People occasionally ask why this blog covers both engineering and running. The question implies they are separate topics that happen to belong to the same person.

My view is different. They are instances of the same underlying problem: how do you build systems that improve steadily over time?

The shared structure

Both software engineering and distance running are disciplines where:

  • Short-term results are a poor measure of long-term progress
  • Consistency over long periods matters more than peak intensity
  • Good fundamentals compound; bad habits also compound
  • You cannot shortcut adaptation — in training or in skill development
  • Feedback loops are essential, but not all feedback is signal

When I think about how to structure a training block, I use the same mental model I use to think about technical projects. What is the current constraint? What would sustainable progress look like at this rate? Where is the feedback loop weakest?

The danger of optimization theater

In engineering, this looks like building a sophisticated monitoring setup for a product nobody uses yet. The work feels productive. It is not.

In running, this looks like analyzing heart rate zones daily while averaging 25 miles per week. The tracking feels productive. The training load is too low to matter.

Both are forms of optimization theater — doing the visible parts of good practice without the unglamorous underlying work.

What I have learned from each that applies to the other

From running: Aerobic base development takes months of boring, slow work before it pays off. Software skill development works the same way. The engineers I find most technically credible have spent years reading deeply and building things nobody will ever see.

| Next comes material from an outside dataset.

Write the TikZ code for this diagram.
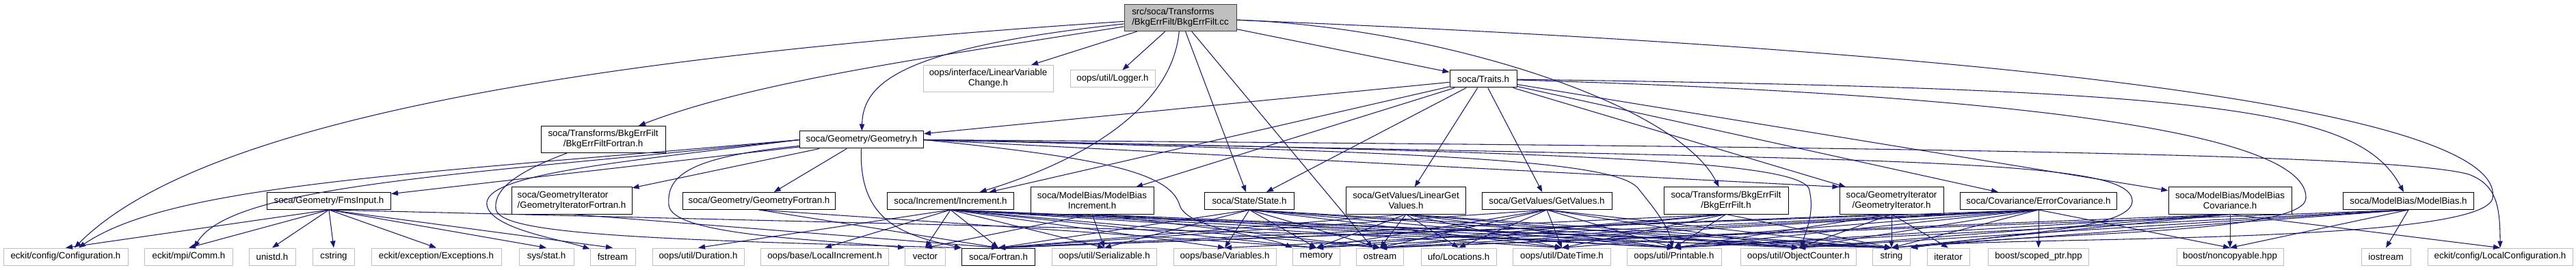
\documentclass[tikz,border=0pt]{standalone}
\usepackage{fontspec}
\setmainfont{Liberation Sans}
\usetikzlibrary{arrows.meta}
\definecolor{edgeblue}{HTML}{191970}
\definecolor{extgray}{HTML}{BFBFBF}

\begin{document}
\begin{tikzpicture}[x=0.75pt,y=-0.75pt]
\tikzset{
file box/.style={rectangle,inner sep=0pt,minimum height=18.75pt,line width=0.75pt,font=\fontsize{10}{11.25}\selectfont,align=center},
soca node/.style={file box,draw=black},
ext node/.style={file box,draw=extgray},
root node/.style={file box,draw=black!75,fill=extgray},
two lines/.style={minimum height=29.25pt},
wd/.style={minimum width=#1*0.75pt},
dep/.style={edgeblue,line width=0.8pt,-{Triangle[length=7.5pt,width=5.5pt]}}
}
\useasboundingbox (0,0) rectangle (3767,395);

% the file itself and its direct includes
\node(cc)[root node,wd=164,two lines,align=left] at (1726,26) {src/soca/Transforms\\/BkgErrFilt/BkgErrFilt.cc};
\node(lvc)[ext node,wd=190,two lines] at (1445,115) {oops/interface/LinearVariable\\Change.h};
\node(logger)[ext node,wd=124] at (1627,115.5) {oops/util/Logger.h};
\node(traits)[soca node,wd=98] at (2169,115.5) {soca/Traits.h};
\node(bkfort)[soca node,wd=182,two lines] at (882,204) {soca/Transforms/BkgErrFilt\\/BkgErrFiltFortran.h};
\node(geom)[soca node,wd=181] at (1260,204.5) {soca/Geometry/Geometry.h};

% soca headers
\node(fms)[soca node,wd=181] at (481,294) {soca/Geometry/FmsInput.h};
\node(gitfort)[soca node,wd=176,two lines,align=left] at (836,293.5) {soca/GeometryIterator\\/GeometryIteratorFortran.h};
\node(gfort)[soca node,wd=223] at (1110,294) {soca/Geometry/GeometryFortran.h};
\node(incr)[soca node,wd=185] at (1390,294) {soca/Increment/Increment.h};
\node(mbinc)[soca node,wd=180,two lines] at (1597,293.5) {soca/ModelBias/ModelBias\\Increment.h};
\node(state)[soca node,wd=131] at (1827,294) {soca/State/State.h};
\node(lgv)[soca node,wd=175,two lines] at (2056,293.5) {soca/GetValues/LinearGet\\Values.h};
\node(gv)[soca node,wd=190] at (2262,294) {soca/GetValues/GetValues.h};
\node(bkf)[soca node,wd=182,two lines] at (2524,293.5) {soca/Transforms/BkgErrFilt\\/BkgErrFilt.h};
\node(git)[soca node,wd=152,two lines] at (2766,293.5) {soca/GeometryIterator\\/GeometryIterator.h};
\node(ecov)[soca node,wd=229] at (2981,294) {soca/Covariance/ErrorCovariance.h};
\node(mbcov)[soca node,wd=180,two lines] at (3261,293.5) {soca/ModelBias/ModelBias\\Covariance.h};
\node(mb)[soca node,wd=191] at (3522,294) {soca/ModelBias/ModelBias.h};

% bottom row
\node(conf)[ext node,wd=182] at (96,375.5) {eckit/config/Configuration.h};
\node(comm)[ext node,wd=129] at (276,375.5) {eckit/mpi/Comm.h};
\node(unistd)[ext node,wd=68] at (398,375.5) {unistd.h};
\node(cstring)[ext node,wd=61] at (488,375.5) {cstring};
\node(except)[ext node,wd=190] at (638,375.5) {eckit/exception/Exceptions.h};
\node(stat)[ext node,wd=80] at (799,375.5) {sys/stat.h};
\node(fstream)[ext node,wd=66] at (896,375.5) {fstream};
\node(duration)[ext node,wd=134] at (1021,375.5) {oops/util/Duration.h};
\node(locinc)[ext node,wd=187] at (1206,375.5) {oops/base/LocalIncrement.h};
\node(vector)[ext node,wd=59] at (1353,375.5) {vector};
\node(fortran)[soca node,wd=107] at (1460,375.5) {soca/Fortran.h};
\node(serial)[ext node,wd=153] at (1615,375.5) {oops/util/Serializable.h};
\node(vars)[ext node,wd=150] at (1791,375.5) {oops/base/Variables.h};
\node(memory)[ext node,wd=69] at (1925,375.5) {memory};
\node(ostream)[ext node,wd=69] at (2018,375.5) {ostream};
\node(locs)[ext node,wd=110] at (2133,375.5) {ufo/Locations.h};
\node(datetime)[ext node,wd=143] at (2284,375.5) {oops/util/DateTime.h};
\node(printable)[ext node,wd=138] at (2448,375.5) {oops/util/Printable.h};
\node(objcnt)[ext node,wd=169] at (2630,375.5) {oops/util/ObjectCounter.h};
\node(string)[ext node,wd=55] at (2766,375.5) {string};
\node(iterator)[ext node,wd=62] at (2849,375.5) {iterator};
\node(scoped)[ext node,wd=147] at (2981,375.5) {boost/scoped\_ptr.hpp};
\node(noncopy)[ext node,wd=156] at (3261,375.5) {boost/noncopyable.hpp};
\node(iostream)[ext node,wd=72] at (3489,375.5) {iostream};
\node(lconf)[ext node,wd=212] at (3656,375.5) {eckit/config/LocalConfiguration.h};

% includes of the .cc
\draw[dep] (cc) -- (lvc);
\draw[dep] (cc) -- (logger);
\draw[dep] (cc) -- (traits);
\draw[dep] (cc) -- (state);
\draw[dep] (cc) -- (ostream);
\draw[dep] (cc) .. controls (1350,85) and (1100,120) .. (bkfort);
\draw[dep] (cc) .. controls (900,80) and (300,170) .. (conf);
\draw[dep] (cc) .. controls (1320,70) and (1262,120) .. (geom);
\draw[dep] (cc) .. controls (1715,150) and (1600,230) .. (incr);
\draw[dep] (cc) .. controls (2100,40) and (2450,150) .. (bkf);
\draw[dep] (cc) .. controls (3300,90) and (3660,200) .. (3645,290) .. controls (3630,360) and (2900,345) .. (string.north east);

% soca/Traits.h
\foreach \t in {geom,incr,mbinc,state,lgv,gv,git,ecov,mbcov}
  \draw[dep] (traits) -- (\t);
\draw[dep] (traits) .. controls (3250,130) and (3450,160) .. (mb);
\draw[dep] (traits) .. controls (3000,140) and (3375,200) .. (3372,290) .. controls (3370,345) and (2950,340) .. (string.north east);

% soca/Geometry/Geometry.h
\draw[dep] (geom) -- (fms);
\draw[dep] (geom) -- (gitfort);
\draw[dep] (geom) -- (gfort);
\draw[dep] (geom.east) -- (git.north west);
\draw[dep] (geom.west) .. controls (600,255) and (250,270) .. (conf);
\draw[dep] (geom.west) .. controls (700,255) and (340,268) .. (comm);
\draw[dep] (geom.west) .. controls (900,238) and (705,255) .. (712,300) .. controls (718,335) and (820,350) .. (fstream);
\draw[dep] (geom) .. controls (1000,230) and (975,260) .. (978,300) .. controls (982,345) and (1200,350) .. (vector.north west);
\draw[dep] (geom) .. controls (1255,330) and (1330,345) .. (fortran);
\draw[dep] (geom.east) .. controls (1600,230) and (1710,250) .. (1725,300) .. controls (1735,335) and (1850,345) .. (memory.north west);
\draw[dep] (geom.east) .. controls (2100,222) and (2360,235) .. (2395,275) .. controls (2415,300) and (2440,330) .. (printable);
\draw[dep] (geom.east) .. controls (2300,222) and (2620,235) .. (2645,275) .. controls (2655,310) and (2640,340) .. (objcnt);
\draw[dep] (geom.east) .. controls (2800,235) and (3120,230) .. (3118,295) .. controls (3115,335) and (2950,340) .. (string.north east);
\draw[dep] (geom.east) .. controls (2800,215) and (3500,225) .. (3610,255) .. controls (3650,270) and (3656,300) .. (lconf);

% fortran interfaces
\draw[dep] (bkfort) .. controls (760,250) and (722,275) .. (725,305) .. controls (728,340) and (900,350) .. (fortran.north west);
\draw[dep] (gitfort.south) -- (fortran.north);
\foreach \t in {fortran,memory}
  \draw[dep] (gfort.south) -- (\t.north);

% second level headers
\foreach \t in {conf,comm,unistd,cstring,except,stat,fstream,string}
  \draw[dep] (fms.south) -- (\t.north);
\foreach \t in {locinc,vector,fortran,serial,vars,duration,memory,ostream,datetime,printable,objcnt,string}
  \draw[dep] (incr.south) -- (\t.north);
\foreach \t in {vector,serial,ostream,printable,string}
  \draw[dep] (mbinc.south) -- (\t.north);
\foreach \t in {fortran,serial,vars,memory,ostream,datetime,printable,objcnt,string}
  \draw[dep] (state.south) -- (\t.north);
\foreach \t in {fortran,memory,ostream,locs,datetime,printable,objcnt,string}
  \draw[dep] (lgv.south) -- (\t.north);
\foreach \t in {fortran,memory,ostream,locs,datetime,printable,objcnt,string}
  \draw[dep] (gv.south) -- (\t.north);
\foreach \t in {fortran,memory,ostream,datetime,printable,string}
  \draw[dep] (bkf.south) -- (\t.north);
\foreach \t in {fortran,printable,objcnt,string,iterator}
  \draw[dep] (git.south) -- (\t.north);
\foreach \t in {fortran,vars,memory,ostream,datetime,printable,objcnt,string,scoped,noncopy}
  \draw[dep] (ecov.south) -- (\t.north);
\foreach \t in {ostream,string,printable,objcnt,noncopy,lconf}
  \draw[dep] (mbcov.south) -- (\t.north);
\foreach \t in {iostream,noncopy,printable,objcnt,string,ostream}
  \draw[dep] (mb.south) -- (\t.north);
\end{tikzpicture}
\end{document}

From engineering: Systems need feedback loops to improve. Vague running goals (“get faster”) produce vague results. Measurable, bounded goals (“run a sub-1:45 half marathon by October”) create feedback.

Why this matters for how I write

I am not trying to write a productivity blog. I am not interested in “10 habits of high performers” content.

I am interested in the actual mechanics of building systems that work. In code, in training, and in the habits that support both. That is what this blog is for.